[Supplied entries start]

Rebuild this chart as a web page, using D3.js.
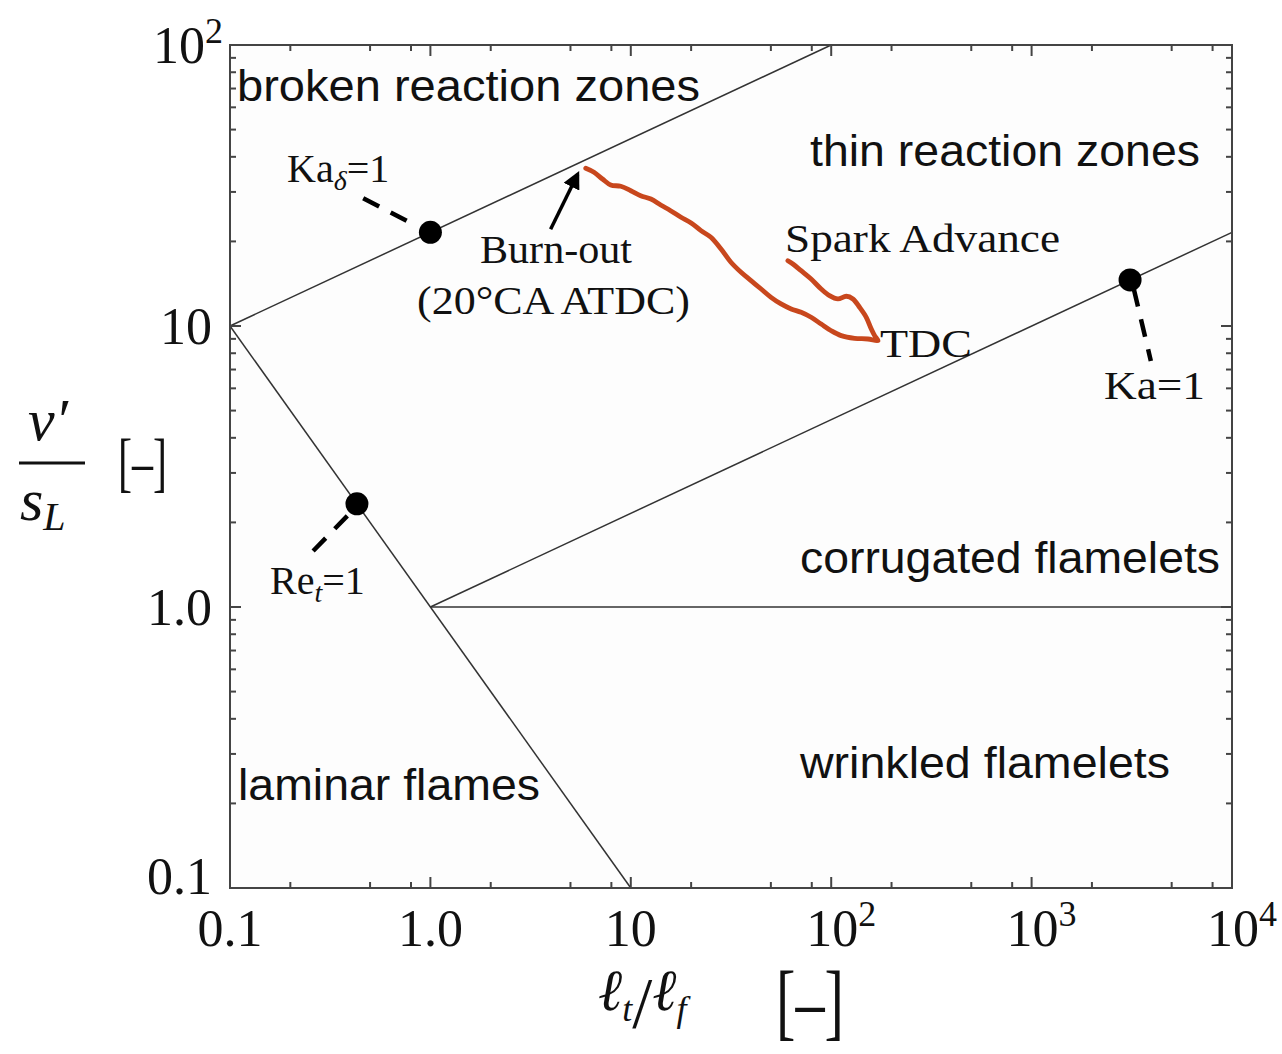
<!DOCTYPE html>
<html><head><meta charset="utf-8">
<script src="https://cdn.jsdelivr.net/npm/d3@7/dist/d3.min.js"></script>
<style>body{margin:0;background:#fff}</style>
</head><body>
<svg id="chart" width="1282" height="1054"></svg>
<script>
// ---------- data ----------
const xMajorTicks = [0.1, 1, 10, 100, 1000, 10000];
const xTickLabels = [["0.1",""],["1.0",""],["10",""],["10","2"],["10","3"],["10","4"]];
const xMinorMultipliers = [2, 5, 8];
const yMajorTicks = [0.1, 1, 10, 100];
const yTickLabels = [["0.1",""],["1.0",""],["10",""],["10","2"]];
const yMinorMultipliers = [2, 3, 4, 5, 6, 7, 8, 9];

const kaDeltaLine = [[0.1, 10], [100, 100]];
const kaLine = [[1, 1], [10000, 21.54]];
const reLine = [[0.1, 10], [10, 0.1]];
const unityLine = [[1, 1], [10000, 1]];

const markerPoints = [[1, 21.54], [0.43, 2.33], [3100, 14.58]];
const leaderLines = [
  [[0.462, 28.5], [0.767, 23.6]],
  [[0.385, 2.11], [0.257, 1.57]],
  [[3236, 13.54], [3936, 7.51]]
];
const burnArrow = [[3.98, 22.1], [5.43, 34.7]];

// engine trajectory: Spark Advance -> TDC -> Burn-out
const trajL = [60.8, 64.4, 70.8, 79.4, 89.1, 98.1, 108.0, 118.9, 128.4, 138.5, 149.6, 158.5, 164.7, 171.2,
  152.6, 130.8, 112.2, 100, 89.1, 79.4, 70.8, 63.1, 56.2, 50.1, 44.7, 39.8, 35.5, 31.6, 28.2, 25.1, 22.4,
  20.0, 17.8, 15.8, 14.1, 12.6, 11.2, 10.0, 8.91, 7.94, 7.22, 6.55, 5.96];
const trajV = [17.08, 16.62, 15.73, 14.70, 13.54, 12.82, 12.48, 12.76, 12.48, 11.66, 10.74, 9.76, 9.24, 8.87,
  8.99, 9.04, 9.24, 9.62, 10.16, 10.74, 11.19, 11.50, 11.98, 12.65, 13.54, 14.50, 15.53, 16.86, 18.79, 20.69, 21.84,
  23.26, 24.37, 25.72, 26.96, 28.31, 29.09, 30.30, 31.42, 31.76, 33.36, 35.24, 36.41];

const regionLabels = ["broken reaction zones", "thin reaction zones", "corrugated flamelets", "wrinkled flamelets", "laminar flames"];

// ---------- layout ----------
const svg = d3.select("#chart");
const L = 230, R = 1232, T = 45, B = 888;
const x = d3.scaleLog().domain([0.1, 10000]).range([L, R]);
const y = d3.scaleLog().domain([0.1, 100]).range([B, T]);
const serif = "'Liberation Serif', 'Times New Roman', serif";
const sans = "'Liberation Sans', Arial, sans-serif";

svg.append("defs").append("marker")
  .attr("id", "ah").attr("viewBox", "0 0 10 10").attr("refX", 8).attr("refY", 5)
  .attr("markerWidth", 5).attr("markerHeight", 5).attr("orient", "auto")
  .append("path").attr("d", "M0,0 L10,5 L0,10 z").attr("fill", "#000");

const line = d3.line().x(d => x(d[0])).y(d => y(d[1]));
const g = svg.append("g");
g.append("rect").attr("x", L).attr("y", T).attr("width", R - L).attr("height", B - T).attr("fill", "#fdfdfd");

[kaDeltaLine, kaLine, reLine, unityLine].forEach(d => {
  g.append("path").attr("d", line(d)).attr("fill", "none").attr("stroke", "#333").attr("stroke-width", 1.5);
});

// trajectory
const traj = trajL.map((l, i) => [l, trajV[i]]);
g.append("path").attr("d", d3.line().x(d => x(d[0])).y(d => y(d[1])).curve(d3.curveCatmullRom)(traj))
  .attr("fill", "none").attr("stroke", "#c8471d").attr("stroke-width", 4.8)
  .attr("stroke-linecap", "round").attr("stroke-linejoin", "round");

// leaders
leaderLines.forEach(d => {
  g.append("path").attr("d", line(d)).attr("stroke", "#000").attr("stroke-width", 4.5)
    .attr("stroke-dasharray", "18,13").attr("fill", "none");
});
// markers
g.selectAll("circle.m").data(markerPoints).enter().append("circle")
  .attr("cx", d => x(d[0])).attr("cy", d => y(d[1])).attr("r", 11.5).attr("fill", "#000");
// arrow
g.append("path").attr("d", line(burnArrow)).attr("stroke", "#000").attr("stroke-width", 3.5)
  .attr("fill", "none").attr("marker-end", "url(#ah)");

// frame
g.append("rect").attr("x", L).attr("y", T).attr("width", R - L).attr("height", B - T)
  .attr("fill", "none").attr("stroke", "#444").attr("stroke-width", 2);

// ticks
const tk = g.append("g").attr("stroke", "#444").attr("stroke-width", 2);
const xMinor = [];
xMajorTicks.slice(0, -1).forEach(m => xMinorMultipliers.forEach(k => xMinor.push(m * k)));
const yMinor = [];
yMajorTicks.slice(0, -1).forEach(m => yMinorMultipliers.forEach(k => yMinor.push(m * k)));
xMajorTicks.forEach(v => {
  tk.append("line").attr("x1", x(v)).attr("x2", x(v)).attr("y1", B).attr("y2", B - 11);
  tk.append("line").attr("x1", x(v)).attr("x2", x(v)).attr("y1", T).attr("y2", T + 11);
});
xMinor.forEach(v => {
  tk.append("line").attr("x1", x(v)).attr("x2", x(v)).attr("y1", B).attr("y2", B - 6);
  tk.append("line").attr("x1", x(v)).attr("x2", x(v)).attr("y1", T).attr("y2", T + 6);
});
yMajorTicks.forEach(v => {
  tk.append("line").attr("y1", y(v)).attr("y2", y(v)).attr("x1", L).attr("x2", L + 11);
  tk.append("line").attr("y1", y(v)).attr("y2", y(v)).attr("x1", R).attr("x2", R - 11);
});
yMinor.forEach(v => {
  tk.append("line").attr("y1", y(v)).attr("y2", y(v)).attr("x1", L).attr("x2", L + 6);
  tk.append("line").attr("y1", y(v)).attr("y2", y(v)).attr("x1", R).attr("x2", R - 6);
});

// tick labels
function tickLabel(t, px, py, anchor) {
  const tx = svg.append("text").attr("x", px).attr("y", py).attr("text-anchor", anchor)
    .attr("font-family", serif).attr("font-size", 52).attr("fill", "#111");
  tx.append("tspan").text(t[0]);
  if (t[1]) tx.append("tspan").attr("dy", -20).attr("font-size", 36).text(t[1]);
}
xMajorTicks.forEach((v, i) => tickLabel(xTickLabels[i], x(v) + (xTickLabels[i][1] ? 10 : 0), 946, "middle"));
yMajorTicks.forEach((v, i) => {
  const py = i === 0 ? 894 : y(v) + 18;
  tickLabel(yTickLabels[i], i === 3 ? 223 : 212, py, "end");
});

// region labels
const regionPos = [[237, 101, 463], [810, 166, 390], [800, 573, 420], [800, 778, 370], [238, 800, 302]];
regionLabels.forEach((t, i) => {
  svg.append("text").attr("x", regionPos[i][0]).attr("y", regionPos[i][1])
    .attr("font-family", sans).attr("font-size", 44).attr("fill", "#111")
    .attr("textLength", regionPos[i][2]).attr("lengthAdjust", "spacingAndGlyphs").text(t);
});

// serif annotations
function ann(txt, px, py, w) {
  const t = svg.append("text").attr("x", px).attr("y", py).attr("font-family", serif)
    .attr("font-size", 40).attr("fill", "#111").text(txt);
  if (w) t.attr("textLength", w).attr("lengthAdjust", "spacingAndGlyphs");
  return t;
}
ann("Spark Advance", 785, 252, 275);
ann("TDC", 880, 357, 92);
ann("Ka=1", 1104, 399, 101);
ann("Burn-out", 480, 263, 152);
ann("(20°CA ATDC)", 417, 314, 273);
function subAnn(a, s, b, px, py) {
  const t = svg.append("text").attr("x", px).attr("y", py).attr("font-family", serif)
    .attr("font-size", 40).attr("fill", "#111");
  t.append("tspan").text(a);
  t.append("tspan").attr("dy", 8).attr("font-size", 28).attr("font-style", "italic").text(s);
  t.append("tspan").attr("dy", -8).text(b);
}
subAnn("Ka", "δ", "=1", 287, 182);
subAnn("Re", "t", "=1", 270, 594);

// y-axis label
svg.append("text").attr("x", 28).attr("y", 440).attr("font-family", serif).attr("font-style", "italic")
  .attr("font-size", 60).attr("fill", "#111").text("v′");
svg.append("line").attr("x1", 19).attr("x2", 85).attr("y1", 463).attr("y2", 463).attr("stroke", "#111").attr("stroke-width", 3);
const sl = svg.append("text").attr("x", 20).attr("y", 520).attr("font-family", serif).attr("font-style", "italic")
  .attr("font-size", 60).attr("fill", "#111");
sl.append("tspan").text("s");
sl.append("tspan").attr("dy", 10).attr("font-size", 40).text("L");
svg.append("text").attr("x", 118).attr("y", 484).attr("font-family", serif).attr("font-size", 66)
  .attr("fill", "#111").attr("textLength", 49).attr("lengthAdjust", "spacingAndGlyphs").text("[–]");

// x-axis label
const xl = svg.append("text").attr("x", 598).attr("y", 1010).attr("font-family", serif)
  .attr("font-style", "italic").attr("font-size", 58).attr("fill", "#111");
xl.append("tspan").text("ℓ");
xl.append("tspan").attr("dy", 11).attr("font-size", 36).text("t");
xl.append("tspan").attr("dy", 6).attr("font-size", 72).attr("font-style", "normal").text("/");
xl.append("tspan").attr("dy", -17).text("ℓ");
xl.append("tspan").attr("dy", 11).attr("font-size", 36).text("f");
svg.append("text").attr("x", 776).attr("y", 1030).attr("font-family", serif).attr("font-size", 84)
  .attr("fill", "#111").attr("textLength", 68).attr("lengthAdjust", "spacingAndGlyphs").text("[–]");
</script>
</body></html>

[Supplied entries end]
[Supplied entries start]

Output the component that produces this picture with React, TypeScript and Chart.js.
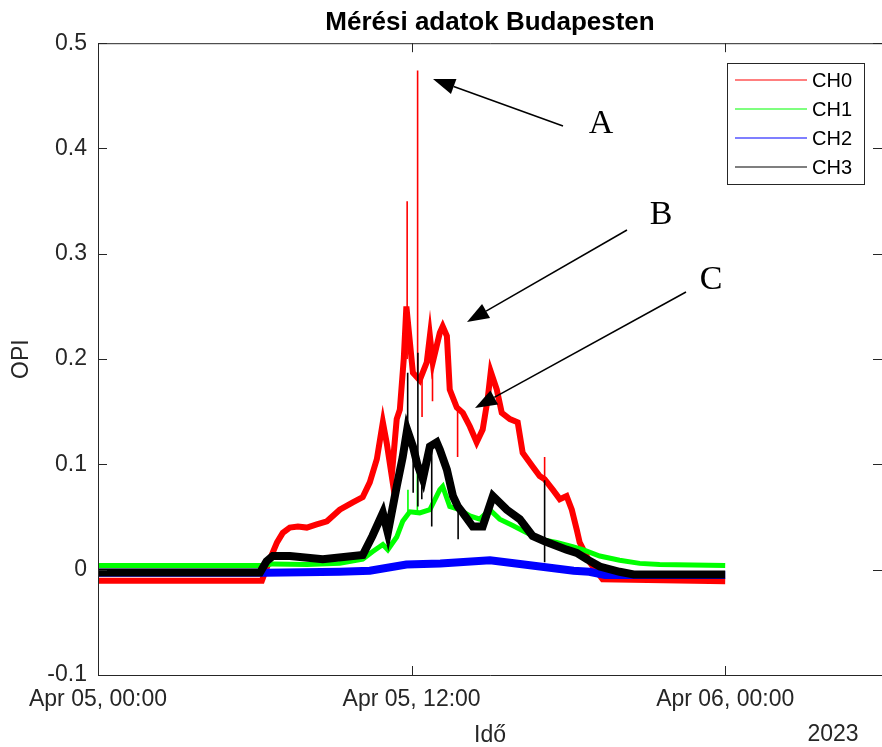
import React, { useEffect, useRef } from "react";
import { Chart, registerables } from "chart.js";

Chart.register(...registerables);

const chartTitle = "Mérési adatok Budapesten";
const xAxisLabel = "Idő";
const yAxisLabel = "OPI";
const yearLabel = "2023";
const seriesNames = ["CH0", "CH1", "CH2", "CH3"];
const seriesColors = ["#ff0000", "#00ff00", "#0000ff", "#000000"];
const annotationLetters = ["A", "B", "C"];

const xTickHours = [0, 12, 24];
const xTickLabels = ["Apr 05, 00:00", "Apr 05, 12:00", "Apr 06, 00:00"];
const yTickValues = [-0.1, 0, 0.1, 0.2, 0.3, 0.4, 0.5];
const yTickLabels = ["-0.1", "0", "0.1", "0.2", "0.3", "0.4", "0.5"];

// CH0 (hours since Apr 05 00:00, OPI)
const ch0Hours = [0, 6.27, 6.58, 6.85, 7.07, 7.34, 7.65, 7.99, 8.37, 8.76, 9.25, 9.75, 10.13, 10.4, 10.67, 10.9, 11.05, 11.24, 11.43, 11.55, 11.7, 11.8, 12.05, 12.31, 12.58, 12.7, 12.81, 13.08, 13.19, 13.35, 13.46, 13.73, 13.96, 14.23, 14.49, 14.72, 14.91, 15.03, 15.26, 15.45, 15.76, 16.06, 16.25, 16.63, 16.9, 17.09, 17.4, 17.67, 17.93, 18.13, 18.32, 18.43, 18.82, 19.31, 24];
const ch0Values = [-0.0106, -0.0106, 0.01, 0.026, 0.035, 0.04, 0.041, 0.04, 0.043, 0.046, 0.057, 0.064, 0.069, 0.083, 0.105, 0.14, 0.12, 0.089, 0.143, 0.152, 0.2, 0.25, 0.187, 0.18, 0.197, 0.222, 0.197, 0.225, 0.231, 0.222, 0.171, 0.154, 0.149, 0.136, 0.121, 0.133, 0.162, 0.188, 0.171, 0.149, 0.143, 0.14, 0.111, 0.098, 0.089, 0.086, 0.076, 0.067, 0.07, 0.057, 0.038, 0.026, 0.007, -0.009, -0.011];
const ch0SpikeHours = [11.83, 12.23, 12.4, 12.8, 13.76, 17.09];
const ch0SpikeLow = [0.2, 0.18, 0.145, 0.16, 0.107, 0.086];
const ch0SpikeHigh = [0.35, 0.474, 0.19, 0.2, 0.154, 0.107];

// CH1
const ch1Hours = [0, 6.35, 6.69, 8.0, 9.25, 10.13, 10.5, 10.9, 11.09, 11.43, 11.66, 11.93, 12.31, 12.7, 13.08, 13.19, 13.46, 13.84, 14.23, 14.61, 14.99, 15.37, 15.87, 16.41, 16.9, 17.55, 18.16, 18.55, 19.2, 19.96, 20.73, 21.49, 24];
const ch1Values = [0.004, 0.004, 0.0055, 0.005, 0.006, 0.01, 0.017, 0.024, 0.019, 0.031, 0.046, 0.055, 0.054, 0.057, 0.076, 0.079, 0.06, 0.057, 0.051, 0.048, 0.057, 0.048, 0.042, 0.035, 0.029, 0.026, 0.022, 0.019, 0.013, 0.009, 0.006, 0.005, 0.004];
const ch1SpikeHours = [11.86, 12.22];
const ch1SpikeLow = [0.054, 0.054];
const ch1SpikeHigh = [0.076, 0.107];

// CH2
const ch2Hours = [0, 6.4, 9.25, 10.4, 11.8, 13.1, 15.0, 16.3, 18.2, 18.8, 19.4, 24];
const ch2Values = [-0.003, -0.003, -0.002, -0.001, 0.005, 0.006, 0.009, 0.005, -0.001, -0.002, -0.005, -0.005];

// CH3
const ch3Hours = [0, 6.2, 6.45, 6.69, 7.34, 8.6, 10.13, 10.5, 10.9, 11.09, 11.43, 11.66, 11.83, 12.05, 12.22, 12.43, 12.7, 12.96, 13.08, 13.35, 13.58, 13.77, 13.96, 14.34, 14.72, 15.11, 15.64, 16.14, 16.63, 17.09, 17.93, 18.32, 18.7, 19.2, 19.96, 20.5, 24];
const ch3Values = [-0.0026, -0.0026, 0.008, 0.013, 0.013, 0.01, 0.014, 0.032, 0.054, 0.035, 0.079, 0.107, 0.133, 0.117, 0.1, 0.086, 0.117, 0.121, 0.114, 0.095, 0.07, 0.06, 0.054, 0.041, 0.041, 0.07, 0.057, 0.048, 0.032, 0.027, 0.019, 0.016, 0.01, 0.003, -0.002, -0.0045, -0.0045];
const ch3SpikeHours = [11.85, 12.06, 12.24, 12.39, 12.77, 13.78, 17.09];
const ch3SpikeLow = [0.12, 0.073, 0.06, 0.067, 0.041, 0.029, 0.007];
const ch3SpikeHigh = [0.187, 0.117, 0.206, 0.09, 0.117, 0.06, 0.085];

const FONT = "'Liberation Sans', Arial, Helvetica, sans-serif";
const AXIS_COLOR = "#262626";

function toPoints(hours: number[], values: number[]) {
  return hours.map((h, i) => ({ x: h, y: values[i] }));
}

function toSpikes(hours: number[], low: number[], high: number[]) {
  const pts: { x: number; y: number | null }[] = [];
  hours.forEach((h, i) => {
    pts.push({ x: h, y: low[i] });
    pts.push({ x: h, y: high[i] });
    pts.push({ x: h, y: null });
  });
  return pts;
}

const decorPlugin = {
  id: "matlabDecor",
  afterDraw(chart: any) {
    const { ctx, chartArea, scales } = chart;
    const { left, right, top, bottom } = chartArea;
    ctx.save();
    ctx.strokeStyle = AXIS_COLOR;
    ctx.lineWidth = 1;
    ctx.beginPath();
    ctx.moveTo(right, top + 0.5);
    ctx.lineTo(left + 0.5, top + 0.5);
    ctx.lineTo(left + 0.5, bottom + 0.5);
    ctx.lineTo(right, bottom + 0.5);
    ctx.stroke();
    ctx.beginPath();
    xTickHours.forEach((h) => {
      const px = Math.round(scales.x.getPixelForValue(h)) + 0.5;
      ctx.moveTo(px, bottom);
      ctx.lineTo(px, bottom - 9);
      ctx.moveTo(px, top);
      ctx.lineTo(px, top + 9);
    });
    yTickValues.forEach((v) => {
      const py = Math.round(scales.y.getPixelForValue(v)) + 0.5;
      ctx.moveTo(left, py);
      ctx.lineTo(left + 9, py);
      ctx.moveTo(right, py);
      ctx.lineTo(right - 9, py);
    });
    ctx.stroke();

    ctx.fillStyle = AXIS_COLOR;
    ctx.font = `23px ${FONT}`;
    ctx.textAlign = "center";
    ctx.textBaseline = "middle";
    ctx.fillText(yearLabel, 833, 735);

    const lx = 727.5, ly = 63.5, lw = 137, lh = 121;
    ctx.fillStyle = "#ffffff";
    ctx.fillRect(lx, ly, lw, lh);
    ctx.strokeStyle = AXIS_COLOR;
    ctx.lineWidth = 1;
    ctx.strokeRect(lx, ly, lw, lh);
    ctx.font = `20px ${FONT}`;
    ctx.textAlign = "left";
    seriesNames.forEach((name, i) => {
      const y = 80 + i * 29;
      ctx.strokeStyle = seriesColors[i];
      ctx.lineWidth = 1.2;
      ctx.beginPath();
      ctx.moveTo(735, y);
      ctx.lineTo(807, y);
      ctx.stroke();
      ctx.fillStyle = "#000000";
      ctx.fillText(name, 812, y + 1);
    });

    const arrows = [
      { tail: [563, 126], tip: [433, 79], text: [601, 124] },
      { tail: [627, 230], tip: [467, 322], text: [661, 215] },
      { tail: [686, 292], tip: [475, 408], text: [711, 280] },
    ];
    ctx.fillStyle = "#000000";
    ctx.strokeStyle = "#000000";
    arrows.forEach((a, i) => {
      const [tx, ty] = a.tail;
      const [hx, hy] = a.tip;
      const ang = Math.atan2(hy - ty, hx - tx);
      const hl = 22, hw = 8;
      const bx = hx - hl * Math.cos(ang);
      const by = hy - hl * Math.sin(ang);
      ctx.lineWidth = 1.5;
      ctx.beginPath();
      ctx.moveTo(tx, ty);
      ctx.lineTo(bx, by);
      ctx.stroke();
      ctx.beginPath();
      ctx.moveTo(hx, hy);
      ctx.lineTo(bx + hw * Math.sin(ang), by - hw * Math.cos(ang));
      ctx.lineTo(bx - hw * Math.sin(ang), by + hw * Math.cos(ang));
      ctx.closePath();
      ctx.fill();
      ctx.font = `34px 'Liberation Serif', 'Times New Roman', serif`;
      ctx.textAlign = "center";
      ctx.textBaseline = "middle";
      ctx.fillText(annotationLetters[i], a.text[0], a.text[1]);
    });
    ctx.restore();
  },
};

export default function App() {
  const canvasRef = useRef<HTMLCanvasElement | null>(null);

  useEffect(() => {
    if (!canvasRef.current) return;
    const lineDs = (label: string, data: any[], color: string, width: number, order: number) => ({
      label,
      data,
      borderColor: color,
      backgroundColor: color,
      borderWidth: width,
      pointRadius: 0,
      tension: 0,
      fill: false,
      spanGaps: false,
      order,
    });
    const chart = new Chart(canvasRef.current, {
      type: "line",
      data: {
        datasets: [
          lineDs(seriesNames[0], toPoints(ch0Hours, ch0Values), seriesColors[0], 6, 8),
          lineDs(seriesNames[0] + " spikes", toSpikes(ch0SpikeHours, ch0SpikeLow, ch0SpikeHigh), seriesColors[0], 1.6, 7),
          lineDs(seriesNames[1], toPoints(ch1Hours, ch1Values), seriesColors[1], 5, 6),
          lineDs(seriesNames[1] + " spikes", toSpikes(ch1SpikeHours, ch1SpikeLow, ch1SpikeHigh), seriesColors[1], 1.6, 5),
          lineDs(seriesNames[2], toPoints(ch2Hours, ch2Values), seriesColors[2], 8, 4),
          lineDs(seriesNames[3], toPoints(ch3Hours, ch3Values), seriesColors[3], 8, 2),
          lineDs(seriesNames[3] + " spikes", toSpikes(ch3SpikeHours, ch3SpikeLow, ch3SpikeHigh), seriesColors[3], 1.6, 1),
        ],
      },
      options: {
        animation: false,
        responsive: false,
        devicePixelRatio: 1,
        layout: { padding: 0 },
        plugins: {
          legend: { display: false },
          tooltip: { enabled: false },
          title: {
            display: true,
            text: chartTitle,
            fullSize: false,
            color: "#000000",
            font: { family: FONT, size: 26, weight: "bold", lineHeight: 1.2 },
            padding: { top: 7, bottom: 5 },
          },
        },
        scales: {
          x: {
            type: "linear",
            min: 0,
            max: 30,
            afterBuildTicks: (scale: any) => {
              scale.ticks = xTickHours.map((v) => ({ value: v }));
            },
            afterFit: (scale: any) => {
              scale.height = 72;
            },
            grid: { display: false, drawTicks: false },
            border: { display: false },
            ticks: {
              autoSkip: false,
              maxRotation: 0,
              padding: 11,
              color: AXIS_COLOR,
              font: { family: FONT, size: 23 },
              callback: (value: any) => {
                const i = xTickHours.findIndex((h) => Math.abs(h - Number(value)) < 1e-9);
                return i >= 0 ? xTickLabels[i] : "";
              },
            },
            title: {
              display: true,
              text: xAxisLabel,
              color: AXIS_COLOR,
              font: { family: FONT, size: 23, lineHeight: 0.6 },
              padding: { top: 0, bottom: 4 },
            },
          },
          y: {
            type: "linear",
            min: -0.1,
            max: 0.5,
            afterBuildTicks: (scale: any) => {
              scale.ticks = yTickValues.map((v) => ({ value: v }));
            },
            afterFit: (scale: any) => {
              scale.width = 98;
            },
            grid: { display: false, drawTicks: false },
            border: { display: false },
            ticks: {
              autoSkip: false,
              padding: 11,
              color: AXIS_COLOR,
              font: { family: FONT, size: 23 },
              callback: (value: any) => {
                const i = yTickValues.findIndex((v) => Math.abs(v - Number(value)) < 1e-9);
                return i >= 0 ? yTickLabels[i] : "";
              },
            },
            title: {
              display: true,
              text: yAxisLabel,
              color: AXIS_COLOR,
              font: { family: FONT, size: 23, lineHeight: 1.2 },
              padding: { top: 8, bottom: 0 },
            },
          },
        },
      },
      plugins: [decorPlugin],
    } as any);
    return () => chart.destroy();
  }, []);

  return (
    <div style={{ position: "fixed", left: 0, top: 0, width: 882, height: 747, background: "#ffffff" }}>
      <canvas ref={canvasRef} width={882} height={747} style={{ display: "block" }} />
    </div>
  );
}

[Supplied entries end]

#### Directions:
For the material above, give again only the lines starting at the line that contains "Rebuild this chart" and ending at the line that contains "const burnArrow = [[3.98, 22.1], [5.43, 34.7]];". Pictures do not belong in the copy.

#### The completed task:
Rebuild this chart as a web page, using D3.js.
<!DOCTYPE html>
<html><head><meta charset="utf-8">
<script src="https://cdn.jsdelivr.net/npm/d3@7/dist/d3.min.js"></script>
<style>body{margin:0;background:#fff}</style>
</head><body>
<svg id="chart" width="1282" height="1054"></svg>
<script>
// ---------- data ----------
const xMajorTicks = [0.1, 1, 10, 100, 1000, 10000];
const xTickLabels = [["0.1",""],["1.0",""],["10",""],["10","2"],["10","3"],["10","4"]];
const xMinorMultipliers = [2, 5, 8];
const yMajorTicks = [0.1, 1, 10, 100];
const yTickLabels = [["0.1",""],["1.0",""],["10",""],["10","2"]];
const yMinorMultipliers = [2, 3, 4, 5, 6, 7, 8, 9];

const kaDeltaLine = [[0.1, 10], [100, 100]];
const kaLine = [[1, 1], [10000, 21.54]];
const reLine = [[0.1, 10], [10, 0.1]];
const unityLine = [[1, 1], [10000, 1]];

const markerPoints = [[1, 21.54], [0.43, 2.33], [3100, 14.58]];
const leaderLines = [
  [[0.462, 28.5], [0.767, 23.6]],
  [[0.385, 2.11], [0.257, 1.57]],
  [[3236, 13.54], [3936, 7.51]]
];
const burnArrow = [[3.98, 22.1], [5.43, 34.7]];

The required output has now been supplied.